My hon. Friend the Member for East Coventry referred to the Anglo-Soviet trade negotiations. We know that the solution of many of our economic problems could be found if we could get this country, the Dominions and Western and Eastern Europe working together, and a great effort has been made to reach satisfactory terms with the Russians over the last few weeks. It is true that the Soviet Government have asked for pretty hard conditions, but I ask my right hon. Friends whether to close the gap that separates our proposals from those of the Russians at the present time would cost the economy of this country anything like as much as the cost which has been caused to our economy by the convertibility and non-discriminatory clauses of the American Loan Agreement? We were prepared to give a great deal away to get an American loan. I think we should be prepared to give a little more away to get an Anglo-Soviet agreement.

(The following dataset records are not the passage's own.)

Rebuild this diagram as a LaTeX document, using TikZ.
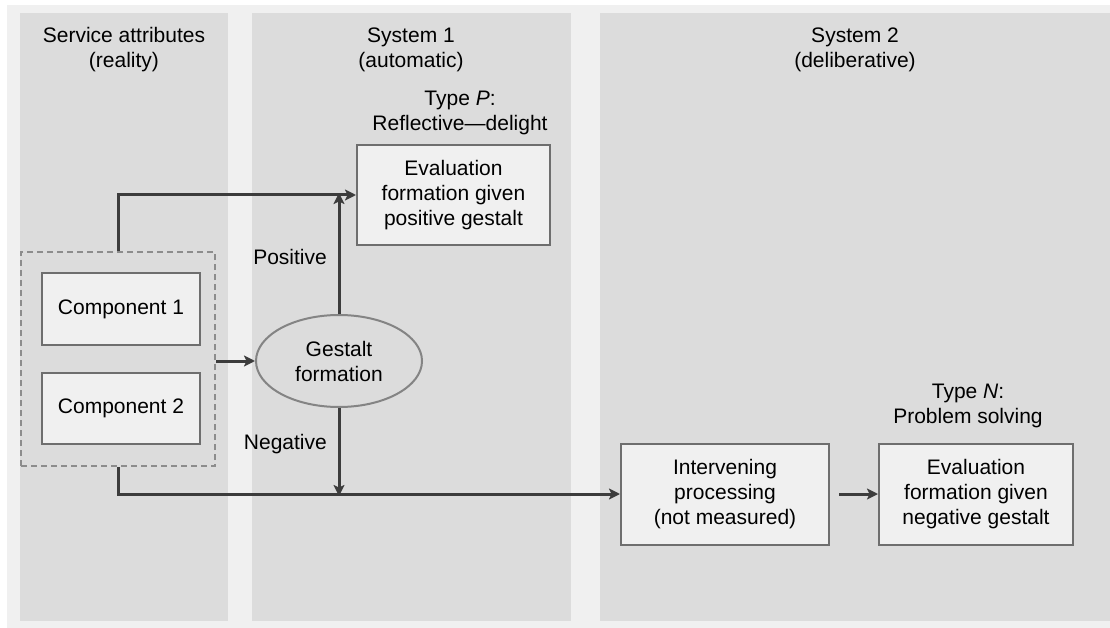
\documentclass[tikz,border=0pt]{standalone}
\usepackage{fontspec}
\setmainfont{Liberation Sans}
\usepackage{xcolor}
\definecolor{outerbg}{HTML}{F0F0F0}
\definecolor{panelbg}{HTML}{DCDCDC}
\definecolor{boxfill}{HTML}{F0F0F0}
\definecolor{boxline}{HTML}{6E6E6E}
\definecolor{dashline}{HTML}{8C8C8C}
\definecolor{arline}{HTML}{3C3C3C}
\usetikzlibrary{arrows.meta,positioning,shapes.geometric,calc}
\tikzset{
  nb/.style={align=center, inner sep=0pt, font=\fontsize{21}{25}\selectfont},
  head/.style={nb},
  nbox/.style={nb, draw=boxline, fill=boxfill, line width=2pt},
  nell/.style={nb, ellipse, draw=boxline!85, fill=panelbg, line width=2pt},
  ndash/.style={draw=dashline, dash pattern=on 6pt off 4pt, line width=2pt},
  lbl/.style={nb, anchor=east},
  ar/.style={-{Stealth[length=11pt, width=11pt, inset=2.5pt]}, draw=arline, line width=3pt},
  panel/.style={fill=panelbg, draw=none},
}

\begin{document}
\begin{tikzpicture}[x=1pt, y=-1pt]
  \useasboundingbox (0,0) rectangle (1110,628);
  % backgrounds
  \fill[outerbg] (7,5) rectangle (1110,628);
  \fill[panel] (20,13) rectangle (228,621);
  \fill[panel] (252,13) rectangle (571,621);
  \fill[panel] (600,13) rectangle (1110,621);

  % column heads
  \node[head] (h1) at (124,50) {Service attributes\\(reality)};
  \node[head] (h2) at (411,50) {System 1\\(automatic)};
  \node[head] (h3) at (855,50) {System 2\\(deliberative)};

  % service attributes
  \node[ndash, minimum width=194pt, minimum height=214pt] (attr) at (118,359) {};
  \node[nbox, minimum width=158pt, minimum height=72pt] (comp1) at (121,309) {Component 1};
  \node[nbox, minimum width=158pt, minimum height=71pt] (comp2) at (121,408.5) {Component 2};

  % system 1
  \node[nell, minimum width=166pt, minimum height=92pt] (gest) at (339,361) {Gestalt\\formation};
  \node[nbox, minimum width=193pt, minimum height=100pt] (evalp) at (453.5,195) {Evaluation\\formation given\\positive gestalt};
  \node[nb] (typep) at (460,113) {Type \textit{P}:\\Reflective---delight};
  \node[lbl] (pos) at (327,257) {Positive};
  \node[lbl] (neg) at (327,444) {Negative};

  % system 2
  \node[nbox, minimum width=208pt, minimum height=101pt] (inter) at (725,494) {Intervening\\processing\\(not measured)};
  \node[nbox, minimum width=194pt, minimum height=101pt] (evaln) at (976,494) {Evaluation\\formation given\\negative gestalt};
  \node[nb] (typen) at (968,406) {Type \textit{N}:\\Problem solving};

  % connectors
  \draw[ar] (attr.east |- gest.west) -- (gest.west);
  \draw[ar] (attr.north) |- (evalp.west);
  \draw[ar] (gest.north) -- ([yshift=2pt]gest.north |- evalp.west);
  \draw[ar] (attr.south) |- (inter.west);
  \draw[ar] (gest.south) -- ([yshift=-2pt]gest.south |- inter.west);
  \draw[ar] ([xshift=9pt]inter.east) -- (evaln.west);
\end{tikzpicture}
\end{document}
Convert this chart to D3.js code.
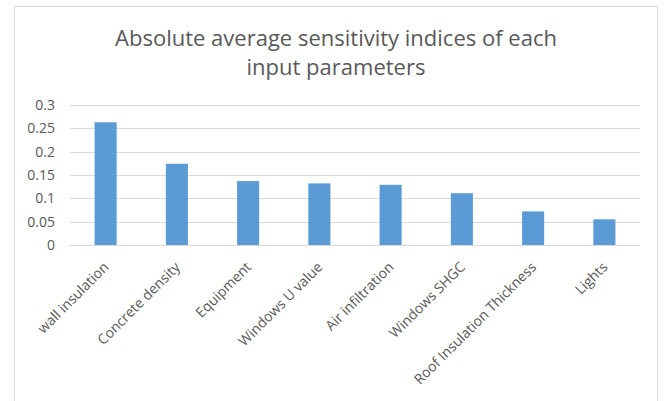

Finally, this country is ready and waiting for a strong lead. The workers in the factories and in the mines are prepared to work harder, to accept all the sacrifices which the Government have asked them to accept. They are prepared to accept these for the sake of our national reconstruction, as they accepted them during the war, but they ask one condition—that, if sacrifices are going to be asked of the workers, they shall be asked of the higher income groups as well. Therefore, we must have in the operation of this Bill firm measures to deal with the black market, we must have equality of sacrifice, and, by that, we will get that will to work which will pull this country out of the economic crisis. It is clear that the alternative is to go back to the kind of cuts which were imposed in 1931. That might provide a temporary economic palliative, but it would divide this country more deeply than it has been divided in the past 10 years, and, if that is the only alternative the Opposition have to offer, it is clear that they have failed to begin to understand what is necessary to get this country on its feet again.